--- TASK INPUTS ---
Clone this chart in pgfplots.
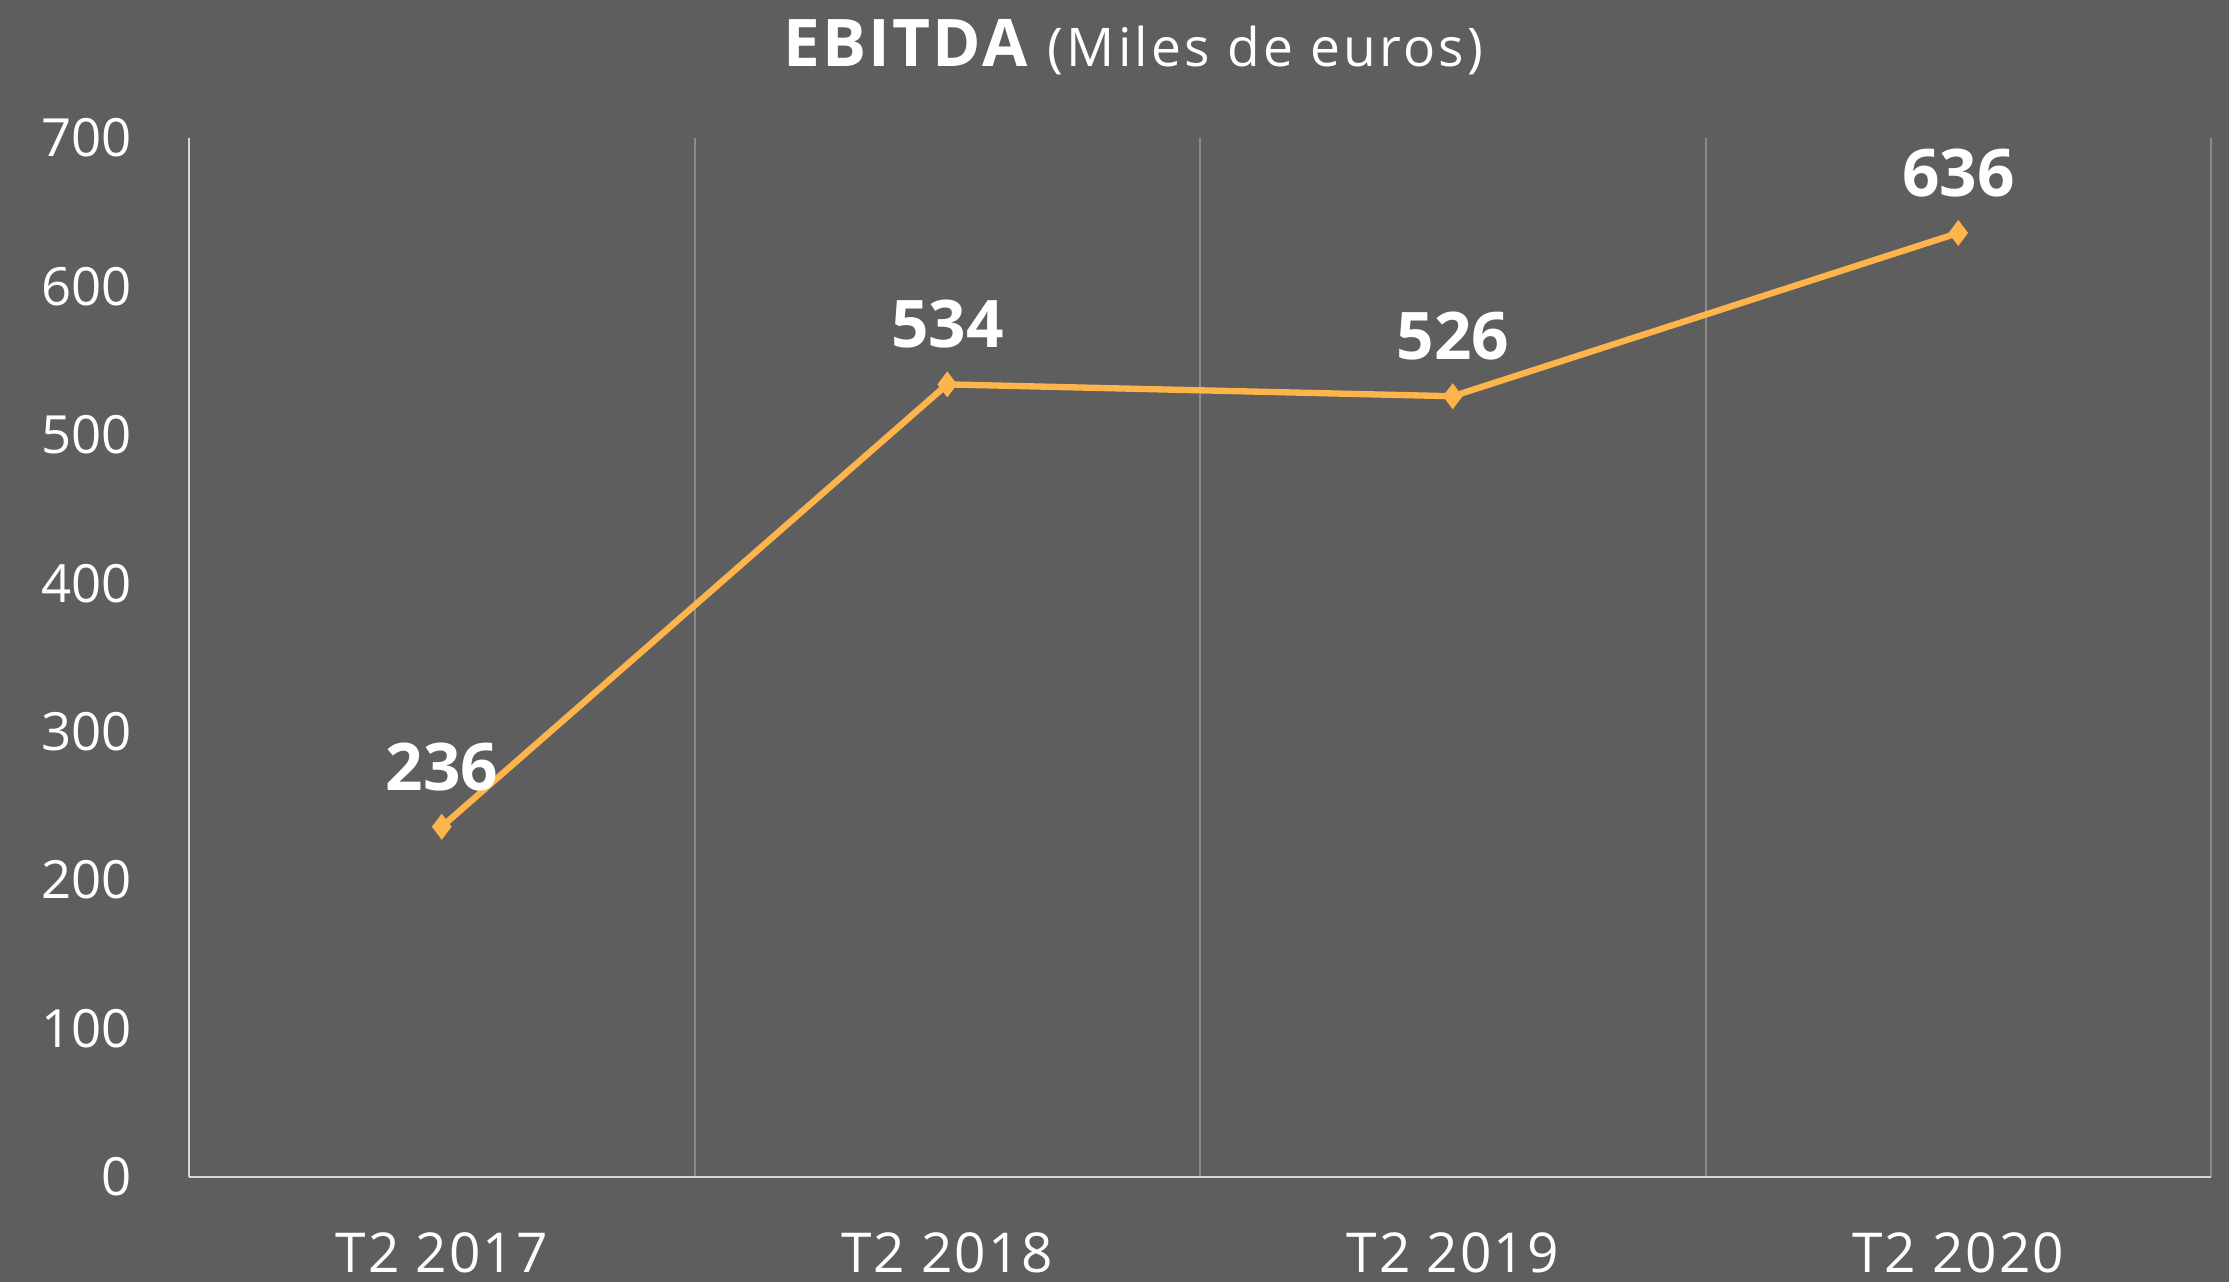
\documentclass[border=0pt]{standalone}
\usepackage{pgfplots}
\pgfplotsset{compat=1.18}
\usepackage{fontspec}
\setmainfont{Open Sans}
\newfontfamily\spaced[LetterSpace=3.5]{Open Sans}
\newfontfamily\spacedb[LetterSpace=6]{Open Sans}
\definecolor{bg}{HTML}{5E5E5E}
\definecolor{ln}{HTML}{FDB44B}
\definecolor{gridc}{HTML}{8A8A8A}
\definecolor{axc}{HTML}{D6D6D6}
\begin{document}
\begin{tikzpicture}
\fill[bg] (-56.7pt,-31.5pt) rectangle (612pt,353.1pt);
\path[use as bounding box] (-56.7pt,-31.5pt) rectangle (612pt,353.1pt);
\begin{axis}[
  scale only axis,
  width=606.6pt, height=311.7pt,
  xmin=-0.5, xmax=3.5, ymin=0, ymax=700,
  xtick={0,1,2,3},
  xticklabels={T2 2017,T2 2018,T2 2019,T2 2020},
  minor xtick={0.5,1.5,2.5,3.5},
  xminorgrids=true,
  minor x grid style={gridc, line width=0.6pt},
  ytick={0,100,...,700},
  major tick length=0pt, minor tick length=0pt,
  axis x line*=bottom, axis y line*=left,
  axis line style={axc, line width=0.7pt, -},
  tick style={draw=none},
  /pgf/number format/assume math mode=true,
  ticklabel style={text=white, inner sep=0pt},
  yticklabel style={font=\fontsize{15.8}{18}\selectfont, anchor=east, xshift=-17pt},
  xticklabel style={font=\spaced\fontsize{16.5}{18}\selectfont, anchor=north, yshift=-16.5pt},
  clip=false,
]
\addplot[ln, line width=1.9pt, mark=diamond*, mark size=3.5pt,
  mark options={fill=ln, draw=ln, line width=0.5pt},
  nodes near coords,
  every node near coord/.append style={font=\fontsize{19.7}{22}\bfseries\selectfont, text=white, anchor=base, inner sep=0pt, yshift=11pt},
  point meta=explicit symbolic]
  coordinates {(0,236) [236] (1,534) [534] (2,526) [526] (3,636) [636]};
\end{axis}
\node[anchor=base, text=white, inner sep=0pt] at (283.2pt,333pt) {{\spaced\fontsize{19.7}{22}\bfseries\selectfont EBITDA}\hspace{6pt}{\spacedb\fontsize{16}{18}\selectfont(Miles de euros)}};
\end{tikzpicture}
\end{document}
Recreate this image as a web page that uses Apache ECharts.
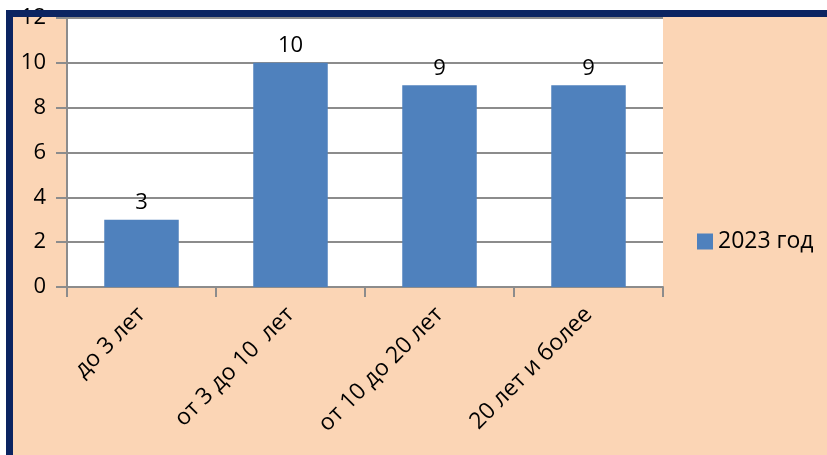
<!DOCTYPE html>
<html>
<head>
<meta charset="utf-8">
<script src="https://cdn.jsdelivr.net/npm/echarts@6/dist/echarts.min.js"></script>
<style>
  html, body { margin: 0; padding: 0; background: #ffffff; }
  #bg { position: absolute; left: 6px; top: 10px; width: 821px; height: 445px; background: #FBD5B5; }
  #chart { position: absolute; left: 0; top: 0; width: 827px; height: 455px; }
  .edge { position: absolute; background: #0B2461; z-index: 5; }
</style>
</head>
<body>
<div id="bg"></div>
<div id="chart"></div>
<div class="edge" style="left:6px;top:10px;width:821px;height:7px"></div>
<div class="edge" style="left:6px;top:10px;width:7px;height:445px"></div>
<script>
// стаж работы
var categories = ['до 3 лет', 'от 3 до 10  лет', 'от 10 до 20 лет', '20 лет и более'];
var values2023 = [3, 10, 9, 9];
var seriesName = '2023 год';
var yMin = 0, yMax = 12, yStep = 2;

var gridColor = '#8C8C8C';
var barColor = '#4F81BD';
var font = '"Open Sans", "Noto Sans", sans-serif';

var myChart = echarts.init(document.getElementById('chart'));
myChart.setOption({
    animation: false,
    textStyle: { fontFamily: font },
    grid: {
        left: 67, right: 164, top: 18, bottom: 168,
        show: true, backgroundColor: '#ffffff', borderWidth: 0
    },
    legend: {
        data: [seriesName],
        orient: 'vertical',
        left: 692, top: 225,
        itemWidth: 16, itemHeight: 16,
        icon: 'rect',
        textStyle: { fontSize: 23, color: '#000', fontFamily: font }
    },
    xAxis: {
        type: 'category',
        data: categories,
        axisLine: { lineStyle: { color: gridColor, width: 2 } },
        axisTick: { show: true, length: 10, lineStyle: { color: gridColor, width: 2 } },
        axisLabel: {
            rotate: 45, margin: 24, interval: 0,
            fontSize: 23, color: '#000', fontFamily: font
        }
    },
    yAxis: {
        type: 'value',
        min: yMin, max: yMax, interval: yStep,
        axisLine: { show: true, lineStyle: { color: gridColor, width: 2 } },
        axisTick: { show: true, inside: false, length: 11, lineStyle: { color: gridColor, width: 2 } },
        axisLabel: { margin: 21, fontSize: 22, color: '#000', fontFamily: font },
        splitLine: { lineStyle: { color: gridColor, width: 2 } }
    },
    series: [{
        name: seriesName,
        type: 'bar',
        barWidth: '50%',
        data: values2023,
        itemStyle: { color: barColor },
        label: {
            show: true, position: 'top', distance: 6,
            fontSize: 22, color: '#000', fontFamily: font
        }
    }]
});
</script>
</body>
</html>
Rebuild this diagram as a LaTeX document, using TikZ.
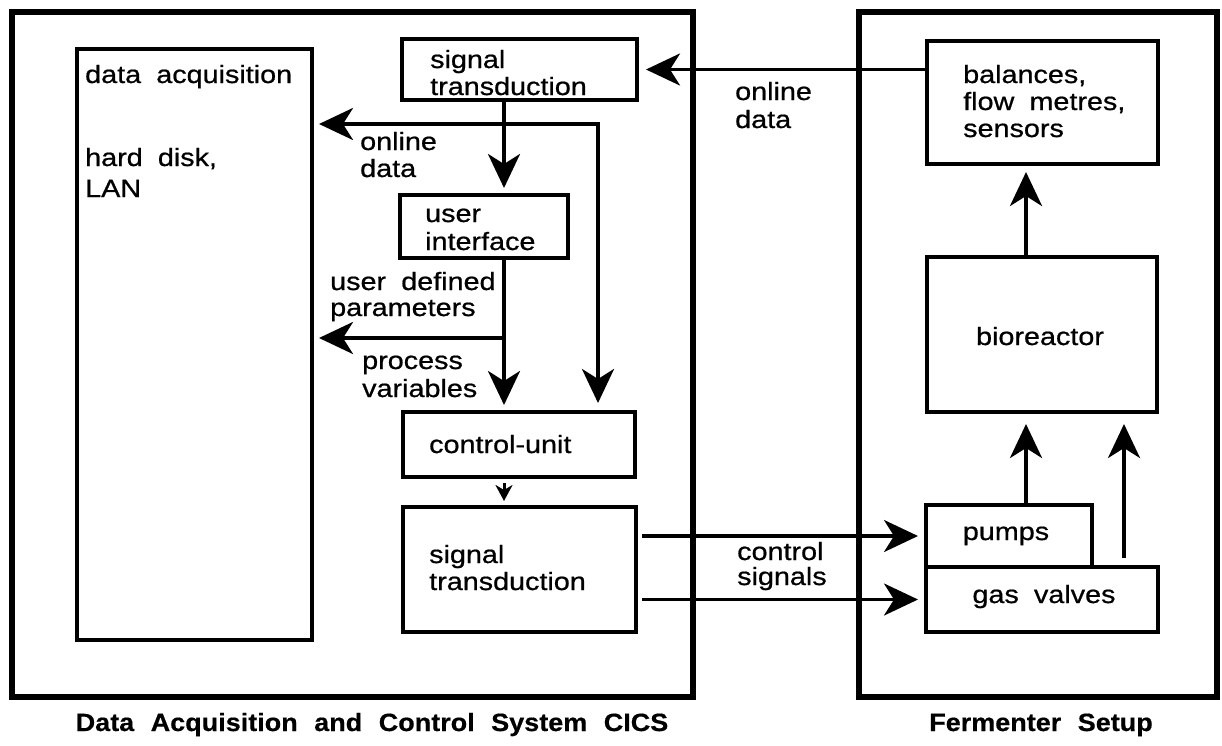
\documentclass[tikz,border=0pt]{standalone}
\usepackage{fontspec}
\setmainfont{Liberation Sans}[FakeStretch=1.15, WordSpace=1.9, FakeBold=0.7]
\newfontfamily\ttlfont{Liberation Sans}[FakeStretch=1.08, WordSpace=2.2, FakeBold=0.5]
\usetikzlibrary{arrows.meta,fit,calc}
\begin{document}
\begin{tikzpicture}[x=1pt,y=-1pt,
  frame/.style={draw, line width=6.5pt, inner sep=0pt, rectangle},
  box/.style={draw, line width=4pt, inner sep=0pt, rectangle},
  lbl/.style={inner sep=0pt, anchor=base west, font=\fontsize{25}{27}\selectfont},
  clbl/.style={lbl, anchor=base},
  ttl/.style={inner sep=0pt, anchor=base, font=\ttlfont\fontsize{25}{27}\selectfont\bfseries},
  bighead/.tip={Stealth[length=34pt,width=32pt,inset=10pt]},
  arr/.style={line width=3.8pt, -bighead},
  arrb/.style={line width=3.2pt, -bighead},
  sarr/.style={line width=3pt, -{Stealth[length=16pt,width=17pt,inset=5pt]}}]
\useasboundingbox (0,0) rectangle (1222,745);
% frames
\node[frame, fit={(12,12) (693,697)}] (cics) {};
\node[frame, fit={(859,12) (1217,697)}] (ferm) {};
% boxes
\node[box, fit={(77,49) (312,640)}] (daq) {};
\node[box, fit={(402,39) (637,100)}] (sigtop) {};
\node[box, fit={(400,195) (568,258)}] (ui) {};
\node[box, fit={(403,412) (635,477)}] (ctrl) {};
\node[box, fit={(403,507) (636,632)}] (sigbot) {};
\node[box, fit={(927,41) (1158,164)}] (bal) {};
\node[box, fit={(927,257) (1157,412)}] (bio) {};
\node[box, fit={(926,505) (1092,567)}] (pumps) {};
\node[box, fit={(926,567) (1158,632)}] (gas) {};
% texts
\node[lbl] (tdaq) at (85,83) {data acquisition};
\node[lbl] (thd) at (85,166) {hard disk,};
\node[lbl] (tlan) at (85,197) {LAN};
\node[lbl] (tsta) at (430,68) {signal};
\node[lbl] (tstb) at (430,95) {transduction};
\node[lbl] (toda) at (735,100) {online};
\node[lbl] (todb) at (735,128) {data};
\node[lbl] (tola) at (360,150) {online};
\node[lbl] (tolb) at (360,177) {data};
\node[lbl] (tuia) at (425,222) {user};
\node[lbl] (tuib) at (425,250) {interface};
\node[lbl] (tuda) at (330,290) {user defined};
\node[lbl] (tudb) at (330,316) {parameters};
\node[lbl] (tpva) at (362,369) {process};
\node[lbl] (tpvb) at (362,397) {variables};
\node[lbl] (tcu) at (429,453) {control-unit};
\node[lbl] (tsba) at (429,563) {signal};
\node[lbl] (tsbb) at (429,590) {transduction};
\node[lbl] (tcsa) at (737,560) {control};
\node[lbl] (tcsb) at (737,585) {signals};
\node[lbl] (tbala) at (963,83) {balances,};
\node[lbl] (tbalb) at (963,110) {flow metres,};
\node[lbl] (tbalc) at (963,137) {sensors};
\node[clbl] (tbio) at (1040,345) {bioreactor};
\node[clbl] (tpump) at (1006,540) {pumps};
\node[clbl] (tgas) at (1044,603) {gas valves};
\node[ttl] (ttl1) at (372,731) {Data Acquisition and Control System CICS};
\node[ttl] (ttl2) at (1041,731) {Fermenter Setup};
% helper coordinates
\coordinate (spine) at (504,0);
\coordinate (jn) at (598,124);
\coordinate (jb) at (504,338);
\coordinate (pc) at (1026,0);
\coordinate (gc) at (1124,0);
% connectors
\draw[arr, shorten >=7pt] (bal.west |- sigtop.east) -- (sigtop.east);
\draw[arr, shorten >=5pt] (sigtop.south -| spine) -- (ui.north -| spine);
\draw[line width=3.8pt, bighead-bighead, shorten <=5pt, shorten >=7pt] (daq.east |- jn) -- (jn) -- (jn |- ctrl.north);
\draw[arr, shorten >=5pt] (ui.south -| spine) -- (ctrl.north -| spine);
\draw[arr, shorten >=5pt] (jb) -- (daq.east |- jb);
\draw[sarr, shorten <=4pt, shorten >=4pt] (ctrl.south -| spine) -- (sigbot.north -| spine);
\draw[arrb, shorten <=4pt, shorten >=6pt] (sigbot.east |- pumps.west) -- (pumps.west);
\draw[arrb, shorten <=4pt, shorten >=6pt] (sigbot.east |- gas.west) -- (gas.west);
\draw[arr, shorten >=10pt] (pumps.north -| pc) -- (bio.south -| pc);
\draw[arr, shorten <=7pt, shorten >=10pt] (gas.north -| gc) -- (bio.south -| gc);
\draw[arr, shorten >=6pt] (bio.north -| pc) -- (bal.south -| pc);
\end{tikzpicture}
\end{document}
---
Look above for lines with the word "this" and copy them all.

Clone this chart in pgfplots.
Recreate this image as a web page that uses Apache ECharts.
Rebuild this diagram as a LaTeX document, using TikZ.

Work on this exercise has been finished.